The Congress’ performance in the two other states, however, is bound to cause some concern despite the formal victories. The reason is that the party cannot ignore the disconcerting fact that in the western Indian state, the Maharashtra Navnirman Sena (MNS), which helped it to win the parliamentary polls by splitting the Shiv Sena-Bharatiya Janata Party (BJP) vote, has rendered the same service again.

Even then, the Congress had to struggle to reach the halfway mark evidently because the anti-incumbency factor was working against it. Nor is this surprising considering that drought, price rise, farmers’ suicide, the terror attack in Mumbai last November, a lacklustre state leadership, the uneasy relations between the Congress and the Nationalist Congress Party (NCP) were among the issues affecting the ruling group’s chances.

What saved the Congress and the NCP was not only the role of the spoiler played by the MNS, but also the absence of credible leaders in both the Shiv Sena and the BJP. While the Sena supremo, Bal Thackeray, is no longer his old fiery self, the hole left in the BJP by Pramod Mahajan’s untimely death is yet to be fulfilled.

Neither Gopinath Munde nor Nitin Gadkari seems capable of arresting the slide in the BJP’s fortunes in the state.
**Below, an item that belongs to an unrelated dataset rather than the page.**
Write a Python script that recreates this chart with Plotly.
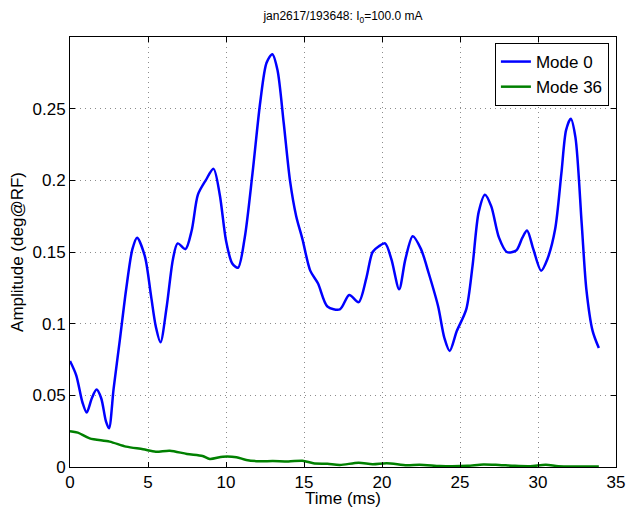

The uncertainty in the party about the fate of its central leaders like L.K. Advani and Rajnath Singh must have also undermined its prospects. To make matters worse, its ally, the Shiv Sena, has lost its sectarian plank to the MNS, whose leader Raj Thackeray has been described by NCP leader Sharad Pawar as more charismatic than the Sena’s working president Uddhav Thackeray.
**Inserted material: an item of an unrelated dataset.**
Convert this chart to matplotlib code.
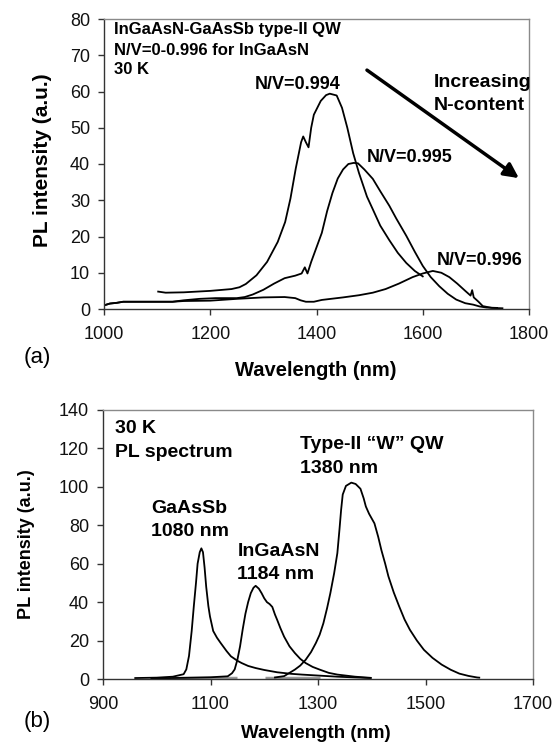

For the Congress, the combination of these negative factors was a godsend. But its opportunistic dependence on the MNS means that it is living dangerously. The Congress, of course, is not unused to such cynical tactics. It bolstered Bal Thackeray in the 1960s to undermine the communist trade unions in Mumbai. But it cannot be unaware that such expediency does not enhance its prestige, especially among the middle classes.

Besides, its unspoken links with the MNS implies that the state government will have to go slow in the matter of booking offences against Raj Thackeray if and when he indulges in his customary anti-north Indian violence. That, too, will expose the Congress to criticism.
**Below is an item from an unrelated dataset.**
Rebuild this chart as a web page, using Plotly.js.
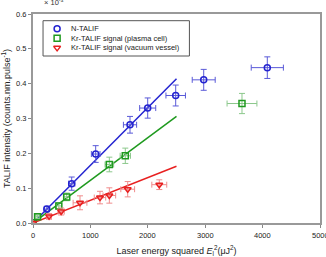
<!DOCTYPE html>
<html>
<head>
<meta charset="utf-8">
<script src="https://cdn.plot.ly/plotly-3.0.1.min.js"></script>
<style>html,body{margin:0;padding:0;background:#fff;}#chart{width:326px;height:257px;}</style>
</head>
<body>
<div id="chart"></div>
<script>
// N-TALIF
var nX  = [0, 240, 674, 1092, 1690, 1998, 2486, 2974, 4082];
var nY  = [0, 0.040, 0.113, 0.198, 0.282, 0.330, 0.366, 0.411, 0.446];
var nEX = [0, 40, 55, 75, 115, 140, 170, 200, 280];
var nEY = [0, 0.008, 0.019, 0.024, 0.024, 0.029, 0.030, 0.030, 0.031];
// Kr-TALIF (plasma cell)
var pX  = [0, 80, 450, 587, 1330, 1608, 3641];
var pY  = [0, 0.018, 0.049, 0.075, 0.168, 0.193, 0.343];
var pEX = [0, 30, 45, 50, 75, 90, 260];
var pEY = [0, 0.005, 0.009, 0.011, 0.021, 0.022, 0.029];
// Kr-TALIF (vacuum vessel)
var vX  = [0, 280, 490, 819, 1167, 1330, 1650, 2200];
var vY  = [0, 0.019, 0.033, 0.058, 0.073, 0.079, 0.097, 0.110];
var vEX = [0, 40, 55, 120, 100, 110, 120, 130];
var vEY = [0, 0.008, 0.010, 0.020, 0.018, 0.022, 0.022, 0.014];
// linear fits
var fitX = [0, 2500];
var fitN = [0, 0.414];
var fitP = [0, 0.306];
var fitV = [0, 0.163];
// axes
var xTicks = [0, 1000, 2000, 3000, 4000, 5000];
var yTicks = [0, 0.1, 0.2, 0.3, 0.4, 0.5, 0.6];
var xRange = [0, 5000], yRange = [0, 0.6];
// legend
var seriesNames = ['N-TALIF', 'Kr-TALIF signal (plasma cell)', 'Kr-TALIF signal (vacuum vessel)'];
var seriesSymbols = ['circle-open', 'square-open', 'triangle-down-open'];
var seriesColors = ['#2323d0', '#1f9a1f', '#e82020'];
var errColors = ['#5a5ad8', '#8cc88c', '#f08c8c'];

function pts(x, y, ex, ey, i) {
  return {x: x, y: y, name: seriesNames[i], type: 'scatter', mode: 'markers', showlegend: false,
    marker: {symbol: seriesSymbols[i], size: 6, color: seriesColors[i], line: {width: 1.5}},
    error_x: {type: 'data', array: ex, visible: true, color: errColors[i], thickness: 1, width: 3},
    error_y: {type: 'data', array: ey, visible: true, color: errColors[i], thickness: 1, width: 3}};
}
function fit(y, col) {
  return {x: fitX, y: y, type: 'scatter', mode: 'lines', showlegend: false,
    line: {color: col, width: 1.5}};
}

// compact legend geometry (fractions of the plot area)
var legX0 = 0.035, legX1 = 0.545, legTop = 0.968, legBot = 0.799;
var rowY0 = 0.929, rowStep = 0.0455, keyX = 0.084, txtX = 0.127;
var keyFy = seriesNames.map(function (_, i) { return rowY0 - i * rowStep; });
var keyXs = seriesNames.map(function () { return xRange[0] + keyX * (xRange[1] - xRange[0]); });
var keyYs = keyFy.map(function (f) { return yRange[0] + f * (yRange[1] - yRange[0]); });

var data = [
  fit(fitN, seriesColors[0]), fit(fitP, seriesColors[1]), fit(fitV, seriesColors[2]),
  pts(nX, nY, nEX, nEY, 0),
  pts(pX, pY, pEX, pEY, 1),
  pts(vX, vY, vEX, vEY, 2),
  {x: keyXs, y: keyYs, type: 'scatter', mode: 'markers', showlegend: false,
   marker: {symbol: seriesSymbols, size: 6, color: seriesColors, line: {width: 1.5}}}
];

var tickFont = {size: 7.5, color: '#222'};
var annotations = seriesNames.map(function (n, i) {
  return {xref: 'paper', yref: 'paper', x: txtX, y: keyFy[i], xanchor: 'left', yanchor: 'middle',
    text: n, showarrow: false, font: {size: 7.5, color: '#222'}};
});
annotations.push({xref: 'paper', yref: 'paper', x: 0.03, y: 1.058, xanchor: 'left', yanchor: 'middle',
    text: '\u00d7 10<sup>-3</sup>', showarrow: false, font: {size: 7.5, color: '#333'}});
// tick labels
xTicks.forEach(function (v) {
  annotations.push({xref: 'x', yref: 'paper', x: v, y: 0, yshift: -6, xanchor: 'center', yanchor: 'top',
    text: String(v), showarrow: false, font: tickFont});
});
yTicks.forEach(function (v) {
  annotations.push({xref: 'paper', yref: 'y', x: 0, y: v, xshift: -5, xanchor: 'right', yanchor: 'middle',
    text: v.toFixed(1), showarrow: false, font: tickFont});
});

var layout = {
  width: 326, height: 257,
  margin: {l: 33, r: 6, t: 14, b: 34, pad: 0},
  paper_bgcolor: '#fff', plot_bgcolor: '#fff',
  font: {family: 'Liberation Sans, Arial, sans-serif', size: 8, color: '#222'},
  showlegend: false,
  xaxis: {range: xRange, tickmode: 'array', tickvals: xTicks, ticks: 'outside', ticklen: 3,
    tickcolor: '#888', showline: true, linecolor: '#999', linewidth: 1.5, mirror: true,
    showgrid: false, zeroline: false, showticklabels: false,
    title: {text: 'Laser energy squared <i>E</i><sub>l</sub><sup>2</sup>(\u03bcJ<sup>2</sup>)', font: {size: 9}, standoff: 21}},
  yaxis: {range: yRange, tickmode: 'array', tickvals: yTicks, ticks: 'outside', ticklen: 3,
    tickcolor: '#888', showline: true, linecolor: '#999', linewidth: 1.5, mirror: true,
    showgrid: false, zeroline: false, showticklabels: false,
    title: {text: 'TALIF intensity (counts.nm.pulse<sup>-1</sup>)', font: {size: 9}, standoff: 17}},
  shapes: [{type: 'rect', xref: 'paper', yref: 'paper', x0: legX0, x1: legX1, y0: legBot, y1: legTop,
    line: {color: '#555', width: 1}, fillcolor: 'rgba(0,0,0,0)', layer: 'above'}],
  annotations: annotations
};
Plotly.newPlot('chart', data, layout, {displayModeBar: false});
</script>
</body>
</html>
If the Maharashtra results have brought some of the unpalatable features of Congress politics to the fore, the Haryana outcome has exposed the fallacies of overconfidence. When Chief Minister Bhupinder Singh Hooda called for the elections a year ahead of schedule, he was sure of overwhelming success.

For one, the Congress had swept the parliamentary polls last May by winning nine of the 10 seats. For another, the opposition was in worse disarray, at least on the surface, than even in Maharashtra.